#### Dataset content ####

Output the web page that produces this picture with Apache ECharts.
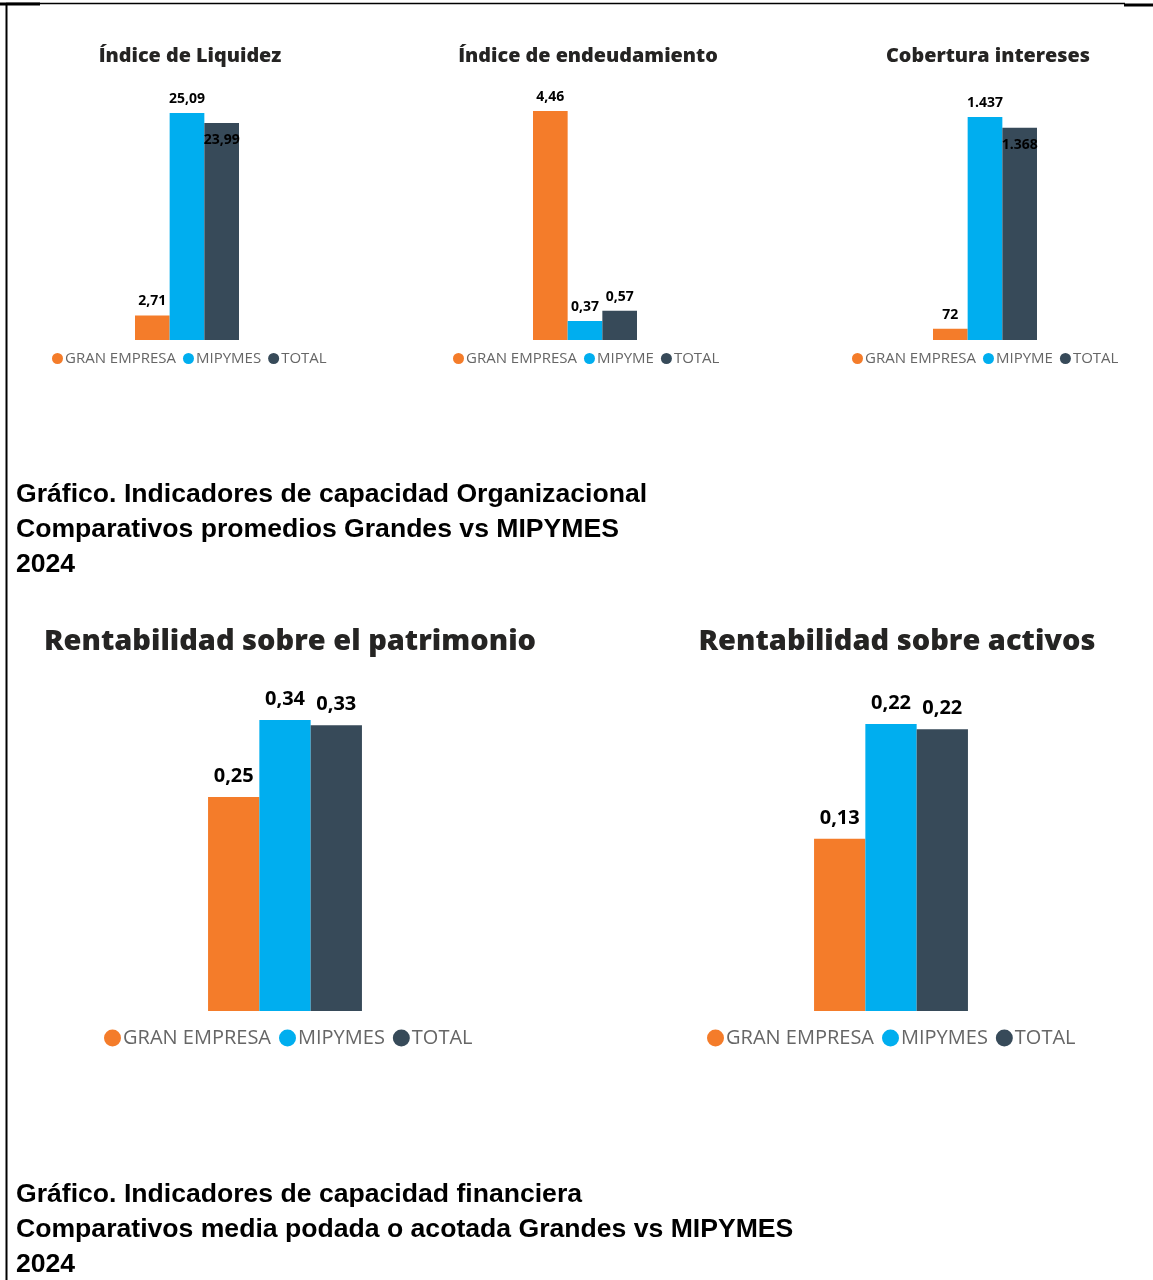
<!DOCTYPE html>
<html><head><meta charset="utf-8">
<script src="https://cdn.jsdelivr.net/npm/echarts@6/dist/echarts.min.js"></script>
<style>html,body{margin:0;padding:0;background:#fff;}#c{width:1153px;height:1280px;}</style>
</head><body><div id="c"></div>
<script>
// Data
const categoriesTop = ['GRAN EMPRESA', 'MIPYMES', 'TOTAL'];
const categoriesMid = ['GRAN EMPRESA', 'MIPYME', 'TOTAL'];
const liquidez = [2.71, 25.09, 23.99];
const endeudamiento = [4.46, 0.37, 0.57];
const cobertura = [72, 1437, 1368];
const roe = [0.25, 0.34, 0.334];
const roa = [0.132, 0.22, 0.216];
const chartTitles = ['Índice de Liquidez', 'Índice de endeudamiento', 'Cobertura intereses', 'Rentabilidad sobre el patrimonio', 'Rentabilidad sobre activos'];
const captions1 = ['Gráfico. Indicadores de capacidad Organizacional', 'Comparativos promedios Grandes vs MIPYMES', '2024'];
const captions2 = ['Gráfico. Indicadores de capacidad financiera', 'Comparativos media podada o acotada Grandes vs MIPYMES', '2024'];

const colors = ['#F47C2A', '#00AEEF', '#374A59'];
const PBI = '"Open Sans", "Noto Sans", sans-serif';
const dec2 = v => v.toFixed(2).replace('.', ',');
const thou = v => Math.round(v).toString().replace(/\B(?=(\d{3})+(?!\d))/g, '.');

const panels = [
  {vals: liquidez, names: categoriesTop, grid: {left: 135, top: 113, width: 104, height: 227}, bw: 34.7, fmt: dec2, lfs: 14, dist: 7, pos: ['top','top','insideTop'],
   title: {x: 190, y: 56, fs: 19.8}, legend: {left: 52, top: 351, fs: 15, icon: 11, gap: 7}},
  {vals: endeudamiento, names: categoriesMid, grid: {left: 533, top: 111, width: 104, height: 229}, bw: 34.7, fmt: dec2, lfs: 14, dist: 7, pos: ['top','top','top'],
   title: {x: 588, y: 56, fs: 19.8}, legend: {left: 453, top: 351, fs: 15, icon: 11, gap: 7}},
  {vals: cobertura, names: categoriesMid, grid: {left: 933, top: 117, width: 104, height: 223}, bw: 34.7, fmt: thou, lfs: 14, dist: 7, pos: ['top','top','insideTop'],
   title: {x: 988, y: 56, fs: 19.8}, legend: {left: 852, top: 351, fs: 15, icon: 11, gap: 7}},
  {vals: roe, names: categoriesTop, grid: {left: 208, top: 720, width: 154, height: 291}, bw: 51.3, fmt: dec2, lfs: 20, dist: 11, pos: ['top','top','top'],
   title: {x: 290, y: 642, fs: 29}, legend: {left: 104, top: 1028, fs: 20, icon: 17, gap: 8}},
  {vals: roa, names: categoriesTop, grid: {left: 814, top: 724, width: 154, height: 287}, bw: 51.3, fmt: dec2, lfs: 20, dist: 11, pos: ['top','top','top'],
   title: {x: 897, y: 642, fs: 29}, legend: {left: 707, top: 1028, fs: 20, icon: 17, gap: 8}}
];

const option = {
  animation: false,
  grid: [], xAxis: [], yAxis: [], series: [], legend: [], graphic: []
};

panels.forEach((p, i) => {
  option.grid.push(Object.assign({containLabel: false}, p.grid));
  option.xAxis.push({type: 'category', gridIndex: i, data: [''], show: false});
  option.yAxis.push({type: 'value', gridIndex: i, min: 0, max: 'dataMax', show: false, splitLine: {show: false}});
  p.vals.forEach((v, k) => {
    option.series.push({
      type: 'bar', name: p.names[k], xAxisIndex: i, yAxisIndex: i,
      data: [v], barWidth: p.bw, barGap: '0%',
      itemStyle: {color: colors[k]},
      label: {show: true, position: p.pos[k], distance: p.pos[k] === 'insideTop' ? 10 : p.dist,
        formatter: o => p.fmt(o.value), fontFamily: PBI, fontWeight: 'bold', fontSize: p.lfs, color: '#000'}
    });
  });
  option.legend.push({
    data: p.names.map((n, k) => ({name: n, itemStyle: {color: colors[k]}})),
    left: p.legend.left, top: p.legend.top, orient: 'horizontal', icon: 'circle',
    itemWidth: p.legend.icon, itemHeight: p.legend.icon, itemGap: p.legend.gap, padding: 0,
    selectedMode: false,
    textStyle: {fontFamily: PBI, fontSize: p.legend.fs, color: '#666666', padding: [0, 0, 0, -3]}
  });
  option.graphic.push({type: 'text', x: p.title.x, y: p.title.y,
    style: {text: chartTitles[i], fontFamily: PBI, fontWeight: 800, fontSize: p.title.fs, fill: '#252423', textAlign: 'center', textVerticalAlign: 'middle'}});
});

const capFont = '"Liberation Sans", Arial, sans-serif';
captions1.forEach((t, j) => option.graphic.push({type: 'text', x: 16, y: 495 + 35 * j,
  style: {text: t, fontFamily: capFont, fontWeight: 'bold', fontSize: 26.6, fill: '#000', textAlign: 'left', textVerticalAlign: 'middle'}}));
captions2.forEach((t, j) => option.graphic.push({type: 'text', x: 16, y: 1195 + 35 * j,
  style: {text: t, fontFamily: capFont, fontWeight: 'bold', fontSize: 26.6, fill: '#000', textAlign: 'left', textVerticalAlign: 'middle'}}));

// page border lines
option.graphic.push({type: 'line', shape: {x1: 6, y1: 3.5, x2: 1125, y2: 3.5}, style: {stroke: '#000', lineWidth: 1.5}});
option.graphic.push({type: 'line', shape: {x1: 0, y1: 4, x2: 40, y2: 4}, style: {stroke: '#000', lineWidth: 3}});
option.graphic.push({type: 'line', shape: {x1: 1124, y1: 5, x2: 1153, y2: 5}, style: {stroke: '#000', lineWidth: 3}});
option.graphic.push({type: 'line', shape: {x1: 6.5, y1: 3, x2: 6.5, y2: 1280}, style: {stroke: '#000', lineWidth: 2}});

echarts.init(document.getElementById('c'), null, {renderer: 'canvas'}).setOption(option);
</script></body></html>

####

Challenge: Skipping the pictures, transcribe each line above exactly as it appears.

Response to this exercise:
Output the web page that produces this picture with Apache ECharts.
<!DOCTYPE html>
<html><head><meta charset="utf-8">
<script src="https://cdn.jsdelivr.net/npm/echarts@6/dist/echarts.min.js"></script>
<style>html,body{margin:0;padding:0;background:#fff;}#c{width:1153px;height:1280px;}</style>
</head><body><div id="c"></div>
<script>
// Data
const categoriesTop = ['GRAN EMPRESA', 'MIPYMES', 'TOTAL'];
const categoriesMid = ['GRAN EMPRESA', 'MIPYME', 'TOTAL'];
const liquidez = [2.71, 25.09, 23.99];
const endeudamiento = [4.46, 0.37, 0.57];
const cobertura = [72, 1437, 1368];
const roe = [0.25, 0.34, 0.334];
const roa = [0.132, 0.22, 0.216];
const chartTitles = ['Índice de Liquidez', 'Índice de endeudamiento', 'Cobertura intereses', 'Rentabilidad sobre el patrimonio', 'Rentabilidad sobre activos'];
const captions1 = ['Gráfico. Indicadores de capacidad Organizacional', 'Comparativos promedios Grandes vs MIPYMES', '2024'];
const captions2 = ['Gráfico. Indicadores de capacidad financiera', 'Comparativos media podada o acotada Grandes vs MIPYMES', '2024'];

const colors = ['#F47C2A', '#00AEEF', '#374A59'];
const PBI = '"Open Sans", "Noto Sans", sans-serif';
const dec2 = v => v.toFixed(2).replace('.', ',');
const thou = v => Math.round(v).toString().replace(/\B(?=(\d{3})+(?!\d))/g, '.');

const panels = [
  {vals: liquidez, names: categoriesTop, grid: {left: 135, top: 113, width: 104, height: 227}, bw: 34.7, fmt: dec2, lfs: 14, dist: 7, pos: ['top','top','insideTop'],
   title: {x: 190, y: 56, fs: 19.8}, legend: {left: 52, top: 351, fs: 15, icon: 11, gap: 7}},
  {vals: endeudamiento, names: categoriesMid, grid: {left: 533, top: 111, width: 104, height: 229}, bw: 34.7, fmt: dec2, lfs: 14, dist: 7, pos: ['top','top','top'],
   title: {x: 588, y: 56, fs: 19.8}, legend: {left: 453, top: 351, fs: 15, icon: 11, gap: 7}},
  {vals: cobertura, names: categoriesMid, grid: {left: 933, top: 117, width: 104, height: 223}, bw: 34.7, fmt: thou, lfs: 14, dist: 7, pos: ['top','top','insideTop'],
   title: {x: 988, y: 56, fs: 19.8}, legend: {left: 852, top: 351, fs: 15, icon: 11, gap: 7}},
  {vals: roe, names: categoriesTop, grid: {left: 208, top: 720, width: 154, height: 291}, bw: 51.3, fmt: dec2, lfs: 20, dist: 11, pos: ['top','top','top'],
   title: {x: 290, y: 642, fs: 29}, legend: {left: 104, top: 1028, fs: 20, icon: 17, gap: 8}},
  {vals: roa, names: categoriesTop, grid: {left: 814, top: 724, width: 154, height: 287}, bw: 51.3, fmt: dec2, lfs: 20, dist: 11, pos: ['top','top','top'],
   title: {x: 897, y: 642, fs: 29}, legend: {left: 707, top: 1028, fs: 20, icon: 17, gap: 8}}
];

const option = {
  animation: false,
  grid: [], xAxis: [], yAxis: [], series: [], legend: [], graphic: []
};

panels.forEach((p, i) => {
  option.grid.push(Object.assign({containLabel: false}, p.grid));
  option.xAxis.push({type: 'category', gridIndex: i, data: [''], show: false});
  option.yAxis.push({type: 'value', gridIndex: i, min: 0, max: 'dataMax', show: false, splitLine: {show: false}});
  p.vals.forEach((v, k) => {
    option.series.push({
      type: 'bar', name: p.names[k], xAxisIndex: i, yAxisIndex: i,
      data: [v], barWidth: p.bw, barGap: '0%',
      itemStyle: {color: colors[k]},
      label: {show: true, position: p.pos[k], distance: p.pos[k] === 'insideTop' ? 10 : p.dist,
        formatter: o => p.fmt(o.value), fontFamily: PBI, fontWeight: 'bold', fontSize: p.lfs, color: '#000'}
    });
  });
  option.legend.push({
    data: p.names.map((n, k) => ({name: n, itemStyle: {color: colors[k]}})),
    left: p.legend.left, top: p.legend.top, orient: 'horizontal', icon: 'circle',
    itemWidth: p.legend.icon, itemHeight: p.legend.icon, itemGap: p.legend.gap, padding: 0,
    selectedMode: false,
    textStyle: {fontFamily: PBI, fontSize: p.legend.fs, color: '#666666', padding: [0, 0, 0, -3]}
  });
  option.graphic.push({type: 'text', x: p.title.x, y: p.title.y,
    style: {text: chartTitles[i], fontFamily: PBI, fontWeight: 800, fontSize: p.title.fs, fill: '#252423', textAlign: 'center', textVerticalAlign: 'middle'}});
});

const capFont = '"Liberation Sans", Arial, sans-serif';
captions1.forEach((t, j) => option.graphic.push({type: 'text', x: 16, y: 495 + 35 * j,
  style: {text: t, fontFamily: capFont, fontWeight: 'bold', fontSize: 26.6, fill: '#000', textAlign: 'left', textVerticalAlign: 'middle'}}));
captions2.forEach((t, j) => option.graphic.push({type: 'text', x: 16, y: 1195 + 35 * j,
  style: {text: t, fontFamily: capFont, fontWeight: 'bold', fontSize: 26.6, fill: '#000', textAlign: 'left', textVerticalAlign: 'middle'}}));

// page border lines
option.graphic.push({type: 'line', shape: {x1: 6, y1: 3.5, x2: 1125, y2: 3.5}, style: {stroke: '#000', lineWidth: 1.5}});
option.graphic.push({type: 'line', shape: {x1: 0, y1: 4, x2: 40, y2: 4}, style: {stroke: '#000', lineWidth: 3}});
option.graphic.push({type: 'line', shape: {x1: 1124, y1: 5, x2: 1153, y2: 5}, style: {stroke: '#000', lineWidth: 3}});
option.graphic.push({type: 'line', shape: {x1: 6.5, y1: 3, x2: 6.5, y2: 1280}, style: {stroke: '#000', lineWidth: 2}});

echarts.init(document.getElementById('c'), null, {renderer: 'canvas'}).setOption(option);
</script></body></html>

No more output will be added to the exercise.